The quick answer is no it isn’t. Flip the question round the other way: would you wash up with windscreen cleaner? Thought not. Washing-up liquid is designed to dissolve grease and left over food from plates and pans. What it’s made of is not formulated to be kind to a car’s paintwork. But buying and filling up with proper screenwash is neither hard nor expensive to do.
Why use screen wash?
The primary purpose of screenwash is to clean the windscreen. Although water can do this, it won’t do so particularly effectively, a bit like washing up without washing-up liquid. Proper screenwash is formulated to remove the road grime, dead insects and dirt that windscreens get covered in. If you don’t remove them – and water won’t ‑ you’ll end up with smearing on the screen. Proper screenwash also features water softener to prevent limescale building up in pipework and the tiny squirting jets.
How much to use?
It really depends on the time of year. Part of the function of screenwash is to lower the freezing point of the water in the reservoir. In winter that temperature will need to be lower so the proportion of cleaning liquid to water will be higher. What ratio for particular temperatures is detailed on the bottles.
How to do the mix
It’s impossible to know how much screenwash you’re going to need until you’ve filled the reservoir. The car’s user manual will tell you its total capacity but you can’t know how much is already in there. Use an old container or large water bottle. You can then make up the water-screenwash mix in there and if you don’t need it all, it won’t be wasted.
Where to buy it from
Screenwash is widely available from supermarkets, filling stations and DIY stores as well as motor retailers and online.
How do you know when it needs doing?
Modern cars will tell you when their screenwash is running low. As it isn’t fundamental to the car’s operation and running out won’t damage the car in any way, the reminder light is orange. It will usually illuminate when it’s running low rather than when it’s run out.
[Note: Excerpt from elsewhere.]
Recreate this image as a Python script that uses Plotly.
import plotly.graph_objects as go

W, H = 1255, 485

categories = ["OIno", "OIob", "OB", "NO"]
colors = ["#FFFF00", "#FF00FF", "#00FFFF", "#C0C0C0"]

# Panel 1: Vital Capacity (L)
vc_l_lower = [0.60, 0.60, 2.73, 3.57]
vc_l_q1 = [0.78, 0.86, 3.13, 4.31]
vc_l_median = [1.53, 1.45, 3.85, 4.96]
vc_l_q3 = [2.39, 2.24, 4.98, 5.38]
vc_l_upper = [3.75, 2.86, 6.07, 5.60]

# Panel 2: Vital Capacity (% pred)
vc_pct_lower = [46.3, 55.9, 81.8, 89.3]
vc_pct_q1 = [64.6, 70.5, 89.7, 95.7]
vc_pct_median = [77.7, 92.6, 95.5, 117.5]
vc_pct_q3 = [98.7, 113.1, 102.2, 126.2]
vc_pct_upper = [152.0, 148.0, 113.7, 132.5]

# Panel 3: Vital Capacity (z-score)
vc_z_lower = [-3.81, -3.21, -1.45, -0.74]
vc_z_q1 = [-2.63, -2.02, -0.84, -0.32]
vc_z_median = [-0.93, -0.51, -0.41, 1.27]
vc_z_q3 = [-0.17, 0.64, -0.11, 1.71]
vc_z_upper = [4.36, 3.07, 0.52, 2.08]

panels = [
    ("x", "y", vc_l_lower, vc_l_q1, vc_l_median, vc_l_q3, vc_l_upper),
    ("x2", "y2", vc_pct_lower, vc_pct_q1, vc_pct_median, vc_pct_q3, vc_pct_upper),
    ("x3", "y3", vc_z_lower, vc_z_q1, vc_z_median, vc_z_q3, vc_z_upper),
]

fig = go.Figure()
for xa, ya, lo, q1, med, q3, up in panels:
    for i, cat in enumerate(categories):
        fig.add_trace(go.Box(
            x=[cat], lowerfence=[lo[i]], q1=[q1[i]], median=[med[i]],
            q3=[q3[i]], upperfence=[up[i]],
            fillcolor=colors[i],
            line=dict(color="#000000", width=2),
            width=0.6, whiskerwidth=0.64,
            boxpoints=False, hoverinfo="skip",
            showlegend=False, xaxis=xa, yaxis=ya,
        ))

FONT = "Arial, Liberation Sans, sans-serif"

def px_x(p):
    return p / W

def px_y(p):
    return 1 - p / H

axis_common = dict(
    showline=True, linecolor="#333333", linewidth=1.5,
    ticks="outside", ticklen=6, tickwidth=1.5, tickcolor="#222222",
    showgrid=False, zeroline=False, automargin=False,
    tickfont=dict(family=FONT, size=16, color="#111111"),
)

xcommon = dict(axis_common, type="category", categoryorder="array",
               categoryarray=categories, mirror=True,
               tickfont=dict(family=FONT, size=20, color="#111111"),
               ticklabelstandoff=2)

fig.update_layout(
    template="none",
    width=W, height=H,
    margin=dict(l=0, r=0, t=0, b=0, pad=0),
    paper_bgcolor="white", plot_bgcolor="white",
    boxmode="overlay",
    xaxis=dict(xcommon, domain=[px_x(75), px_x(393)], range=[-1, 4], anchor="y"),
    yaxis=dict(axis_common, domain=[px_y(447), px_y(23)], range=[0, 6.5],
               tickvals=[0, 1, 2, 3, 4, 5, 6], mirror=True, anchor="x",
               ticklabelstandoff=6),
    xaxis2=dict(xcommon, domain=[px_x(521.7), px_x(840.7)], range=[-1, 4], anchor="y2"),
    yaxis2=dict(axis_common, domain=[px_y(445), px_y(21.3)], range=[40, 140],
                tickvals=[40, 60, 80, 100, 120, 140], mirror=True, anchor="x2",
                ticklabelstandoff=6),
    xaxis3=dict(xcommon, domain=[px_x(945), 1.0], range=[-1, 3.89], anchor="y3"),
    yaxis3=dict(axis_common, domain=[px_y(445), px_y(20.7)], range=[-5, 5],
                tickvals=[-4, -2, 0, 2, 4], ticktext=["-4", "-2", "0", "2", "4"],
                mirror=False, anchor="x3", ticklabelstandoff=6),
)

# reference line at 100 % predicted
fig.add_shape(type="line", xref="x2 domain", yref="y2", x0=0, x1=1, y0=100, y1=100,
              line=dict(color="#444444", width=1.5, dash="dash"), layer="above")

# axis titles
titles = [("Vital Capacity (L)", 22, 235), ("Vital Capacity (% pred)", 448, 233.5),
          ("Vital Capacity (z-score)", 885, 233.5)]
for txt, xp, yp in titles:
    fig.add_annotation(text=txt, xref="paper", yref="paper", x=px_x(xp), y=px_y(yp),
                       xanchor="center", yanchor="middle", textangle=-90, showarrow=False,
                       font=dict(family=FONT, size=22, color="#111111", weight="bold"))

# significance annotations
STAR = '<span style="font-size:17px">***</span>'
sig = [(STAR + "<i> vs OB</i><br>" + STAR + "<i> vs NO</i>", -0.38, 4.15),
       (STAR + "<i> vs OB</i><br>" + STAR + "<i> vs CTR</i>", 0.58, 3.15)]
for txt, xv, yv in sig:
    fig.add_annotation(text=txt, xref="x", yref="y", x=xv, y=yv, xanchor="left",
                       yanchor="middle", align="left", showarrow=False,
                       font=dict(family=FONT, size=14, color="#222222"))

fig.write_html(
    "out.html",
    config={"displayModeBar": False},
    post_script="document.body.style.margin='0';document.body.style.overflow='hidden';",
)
The size of the bottle, and therefore the frequency that it needs to be filled, varies depending on the make and model of car. Family hatchbacks usually have between three and five-litre reservoirs.
Where is the bottle and what does it look like?
The screenwash bottle is located beneath the bonnet in the engine compartment. Its location differs from car to car. If you’re not sure exactly where it is, look in the user manual. The bottle itself is frequently hidden away with the only visible part the cap and the bottle’s neck. The cap of the screenwash is frequently blue (above) with a windscreen and wipers symbol on it. In some cars, the cap may be white or black.